You can use baobab or ncdu to try to figure out what’s filling it up.

arsus5478@lemmy.ml on 24 Sep 06:17 collapse

I installed baobab 48.0.2 with sudo apt.

should I install ncdu 2.9.1 with uniget install ncdu? the apt version is older than that

chellomere@lemmy.world on 24 Sep 15:51 collapse

You do you, but I think it’s rarely worth it having the absolutely newest version of something. The Debian version of a package may be older, but often has the advantage of being well-tested. And the Debian version of ncdu is all I’ve ever used and it has worked well.

uniget, huh? That’s not a package manager I’ve ever heard of before.

mactan@lemmy.ml on 22 Sep 04:34 next collapse

why would var have such a restraint? reminds me of overly complex tutorials tricking people into elaborate partitioning schemes

mlfh@lemmy.sdf.org on 22 Sep 16:44 collapse

/var is often where processes dump a lot of data (logs, databases, etc), and subpartitioning of /var sets a cap so that when too much data is dumped there, the application crashes instead of the whole system. /var/log is often recommended to be subpartitioned separately as well, so that logging can still go on if the application data fills up and crashes.

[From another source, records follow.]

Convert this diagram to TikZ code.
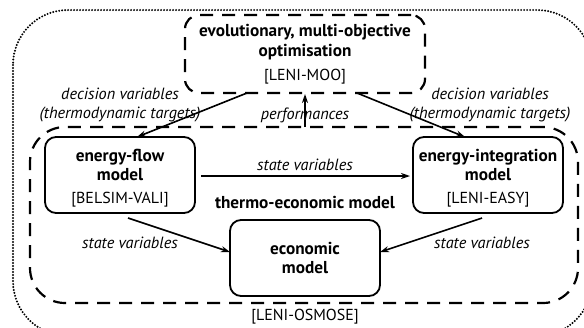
\documentclass[tikz,border=0pt]{standalone}
\usepackage{fontspec}
\setmainfont{PT Sans}
\usetikzlibrary{arrows.meta}
\begin{document}
\begin{tikzpicture}[x=1bp,y=-1bp,
  model/.style={draw, line width=1.8bp, rounded corners=11bp, minimum width=150bp, minimum height=76bp, inner sep=0pt},
  title/.style={font=\fontsize{17.3}{19.5}\selectfont\bfseries, align=center, inner sep=0pt},
  tag/.style={font=\fontsize{16}{19}\selectfont, inner sep=0pt},
  lab/.style={font=\fontsize{16.3}{20}\selectfont\itshape, align=center, inner sep=0pt},
  conn/.style={line width=1.6bp, -{Stealth[length=9bp,width=6bp]}},
  dashbox/.style={draw, line width=2.2bp, dash pattern=on 13bp off 9bp},
]
\useasboundingbox (0,0) rectangle (584,327);
\begin{scope}
\clip (0,0) rectangle (584,327);
\draw[line width=2.2bp, line cap=round, dash pattern=on 0bp off 3bp, rounded corners=55bp] (13,10) rectangle (592,336);
\end{scope}
% MOO box
\node[dashbox, rounded corners=14bp, minimum width=240bp, minimum height=78bp] (moo) at (305,54) {};
\node[title] (mootitle) at (305,42) {evolutionary, multi-objective\\optimisation};
\node[tag] (mootag) at (305,77) {[LENI-MOO]};
% thermo-economic box
\node[dashbox, rounded corners=35bp, minimum width=548bp, minimum height=176bp] (thermo) at (304,215) {};
\node[title] (thermotitle) at (305,202) {thermo-economic model};
\node[tag] (osmose) at (305,317) {[LENI-OSMOSE]};
% models
\node[model] (ef) at (120,175) {};
\node[title] (eft) at (120,165) {energy-flow\\model};
\node[tag] (eftag) at (120,200) {[BELSIM-VALI]};
\node[model] (ei) at (488,175) {};
\node[title] (eit) at (488,165) {energy-integration\\model};
\node[tag] (eitag) at (488,200) {[LENI-EASY]};
\node[model, minimum height=76bp] (ec) at (305,258) {};
\node[title] (ect) at (305,258) {economic\\model};
% connector anchors
\coordinate (d1s) at (247,93);
\coordinate (d1e) at (137,137);
\coordinate (d2s) at (357,93);
\coordinate (d2e) at (465,137);
\coordinate (ps) at (305,127);
\coordinate (pe) at (305,94);
\coordinate (s1s) at (128,218);
\coordinate (s1e) at (230,252);
\coordinate (s2s) at (482,218);
\coordinate (s2e) at (380,252);
\coordinate (hs) at (201,176);
\coordinate (he) at (410,176);
\draw[conn] (d1s) -- (d1e);
\draw[conn] (d2s) -- (d2e);
\draw[conn] (ps) -- (pe);
\draw[conn] (hs) -- (he);
\draw[conn] (s1s) -- (s1e);
\draw[conn] (s2s) -- (s2e);
% labels
\node[lab] (l1) at (120,105) {decision variables\\(thermodynamic targets)};
\node[lab] (l2) at (490,105) {decision variables\\(thermodynamic targets)};
\node[lab] (l3) at (305,115) {performances};
\node[lab] (l4) at (305,165) {state variables};
\node[lab] (l5) at (130,243) {state variables};
\node[lab] (l6) at (482,243) {state variables};
\end{tikzpicture}
\end{document}
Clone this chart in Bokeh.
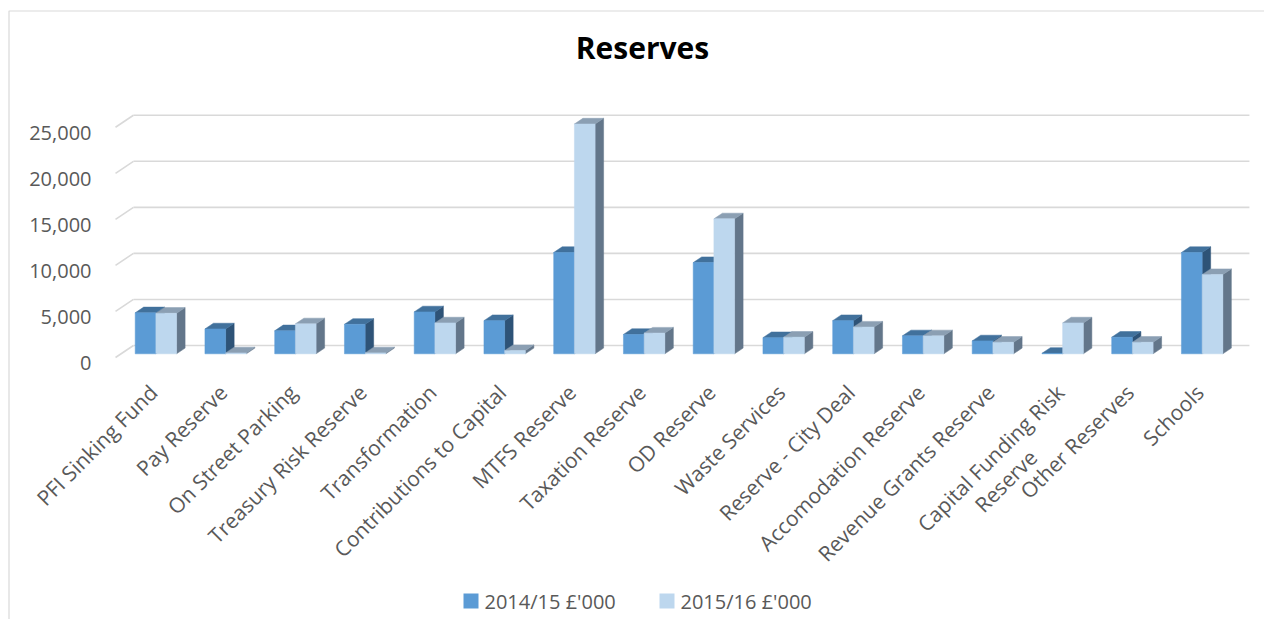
import numpy as np
from bokeh.plotting import figure
from bokeh.models import Range1d, ColumnDataSource
from bokeh.core.properties import value
from bokeh.embed import file_html
from bokeh.resources import INLINE

# ---------------- data ----------------
title = "Reserves"
categories = ["PFI Sinking Fund", "Pay Reserve", "On Street Parking", "Treasury Risk Reserve",
              "Transformation", "Contributions to Capital", "MTFS Reserve", "Taxation Reserve",
              "OD Reserve", "Waste Services", "Reserve - City Deal", "Accomodation Reserve",
              "Revenue Grants Reserve", "Capital Funding Risk Reserve", "Other Reserves", "Schools"]
series_names = ["2014/15 £'000", "2015/16 £'000"]
values_2014 = [4450, 2700, 2500, 3200, 4550, 3600, 11000, 2100, 9900, 1750, 3600, 1950, 1400, 50, 1800, 11000]
values_2015 = [4400, 100, 3250, 100, 3350, 350, 24950, 2250, 14650, 1800, 2900, 1950, 1250, 3350, 1250, 8600]
tick_values = [0, 5000, 10000, 15000, 20000, 25000]
tick_labels = ["0", "5,000", "10,000", "15,000", "20,000", "25,000"]

# ---------------- layout (screen pixels) ----------------
W, H = 1264, 619
PX_PER_CAT = 69.75
CAT0_PX = 155.4          # centre of first category at bar front plane
ZERO_PX = 353.3          # value 0 at bar front plane
PX_PER_UNIT = 0.00921
BAR_W = 20.7 / PX_PER_CAT
DEPTH = (8.5, 5.7)       # bar depth (right, up) px
BACK = (12.4, 8.3)       # back wall offset from bar plane
FRONT = (-5.5, -3.7)     # front floor edge offset from bar plane

def dx(px):
    return px / PX_PER_CAT

def dy(px):
    return px / PX_PER_UNIT

def X(px):
    return (px - CAT0_PX) / PX_PER_CAT

def Y(py):
    return (ZERO_PX - py) / PX_PER_UNIT

p = figure(width=W, height=H, output_backend="svg", toolbar_location=None,
           x_range=Range1d(X(0), X(W)), y_range=Range1d(Y(H), Y(0)),
           x_axis_type=None, y_axis_type=None, min_border=0,
           outline_line_color=None, background_fill_color="white",
           border_fill_color="white")

FONT = value("Open Sans")
GRID = "#d9d9d9"
TXT = "#595959"

# chart border
p.line(x=[X(8.5), X(8.5), X(W)], y=[Y(H), Y(10.5), Y(10.5)], line_color=GRID, line_width=1.2)

# back-wall gridlines + left wall diagonals
n = len(categories)
bx0 = -0.5 + dx(BACK[0])
bx1 = n - 0.5 + dx(BACK[0])
fx0 = -0.5 + dx(FRONT[0])
tv = np.array(tick_values, dtype=float)
p.segment(x0=[bx0] * len(tv), y0=tv + dy(BACK[1]), x1=[bx1] * len(tv), y1=tv + dy(BACK[1]),
          line_color=GRID, line_width=1.6)
p.segment(x0=[fx0] * len(tv), y0=tv + dy(FRONT[1]), x1=[bx0] * len(tv), y1=tv + dy(BACK[1]),
          line_color=GRID, line_width=1.6)

# 3D bars
colors = [
    {"front": "#5B9BD5", "top": "#41719C", "side": "#2E5377"},
    {"front": "#BDD7EE", "top": "#8B9FB3", "side": "#63768A"},
]
ddx, ddy = dx(DEPTH[0]), dy(DEPTH[1])
xs, ys, fills = [], [], []
for i in range(n):
    for s, vals in enumerate([values_2014, values_2015]):
        v = vals[i]
        x0 = i - BAR_W + s * BAR_W
        x1 = x0 + BAR_W
        # side
        xs.append([x1, x1, x1 + ddx, x1 + ddx]); ys.append([0, v, v + ddy, ddy]); fills.append(colors[s]["side"])
        # top
        xs.append([x0, x1, x1 + ddx, x0 + ddx]); ys.append([v, v, v + ddy, v + ddy]); fills.append(colors[s]["top"])
        # front
        xs.append([x0, x1, x1, x0]); ys.append([0, 0, v, v]); fills.append(colors[s]["front"])
p.patches(xs=xs, ys=ys, fill_color=fills, line_color=fills, line_width=0.5)

# y tick labels
p.text(x=[X(91)] * len(tv), y=tv - dy(9), text=tick_labels, text_align="right",
       text_baseline="middle", text_font=FONT, text_font_size="20px", text_color=TXT)

# category labels (rotated 45 degrees)
lx, ly, lt = [], [], []
for i, name in enumerate(categories):
    ax, ay = i + dx(-2.5), Y(388)
    if len(name) > 25:
        first, second = name.rsplit(" ", 1)
        lx.append(ax); ly.append(ay); lt.append(first)
        lx.append(ax + dx(-27)); ly.append(ay - dy(65)); lt.append(second)
    else:
        lx.append(ax); ly.append(ay); lt.append(name)
p.text(x=lx, y=ly, text=lt, angle=np.pi / 4, text_align="right", text_baseline="alphabetic",
       text_font=FONT, text_font_size="21px", text_color=TXT)

# title
p.text(x=[X(642)], y=[Y(47)], text=[title], text_align="center", text_baseline="alphabetic",
       text_font=FONT, text_font_size="30px", text_font_style="bold", text_color="#000000")

# legend
sq_left = [463, 659]
for s, name in enumerate(series_names):
    p.quad(left=[X(sq_left[s])], right=[X(sq_left[s] + 15)], top=[Y(593)], bottom=[Y(608)],
           fill_color=colors[s]["front"], line_color=None)
    p.text(x=[X(sq_left[s] + 21)], y=[Y(601)], text=[name], text_align="left", text_baseline="middle",
           text_font=FONT, text_font_size="20px", text_color=TXT)

open("out.html", "w").write(file_html(p, INLINE))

These kinds of overruns can be intentional DOS attacks, also, so the subpartitioning is often a security recommendation. NIST 800-171 requires separate partitions for /var, /var/log, /var/log/audit, and /var/tmp

mlfh@lemmy.sdf.org on 22 Sep 16:49 collapse

apt-get clean will clear the apt cache and should give you enough temporary storage headroom on /var to do things, but if you’re bumping up on this limit often, you’ll need to reconfigure your storage.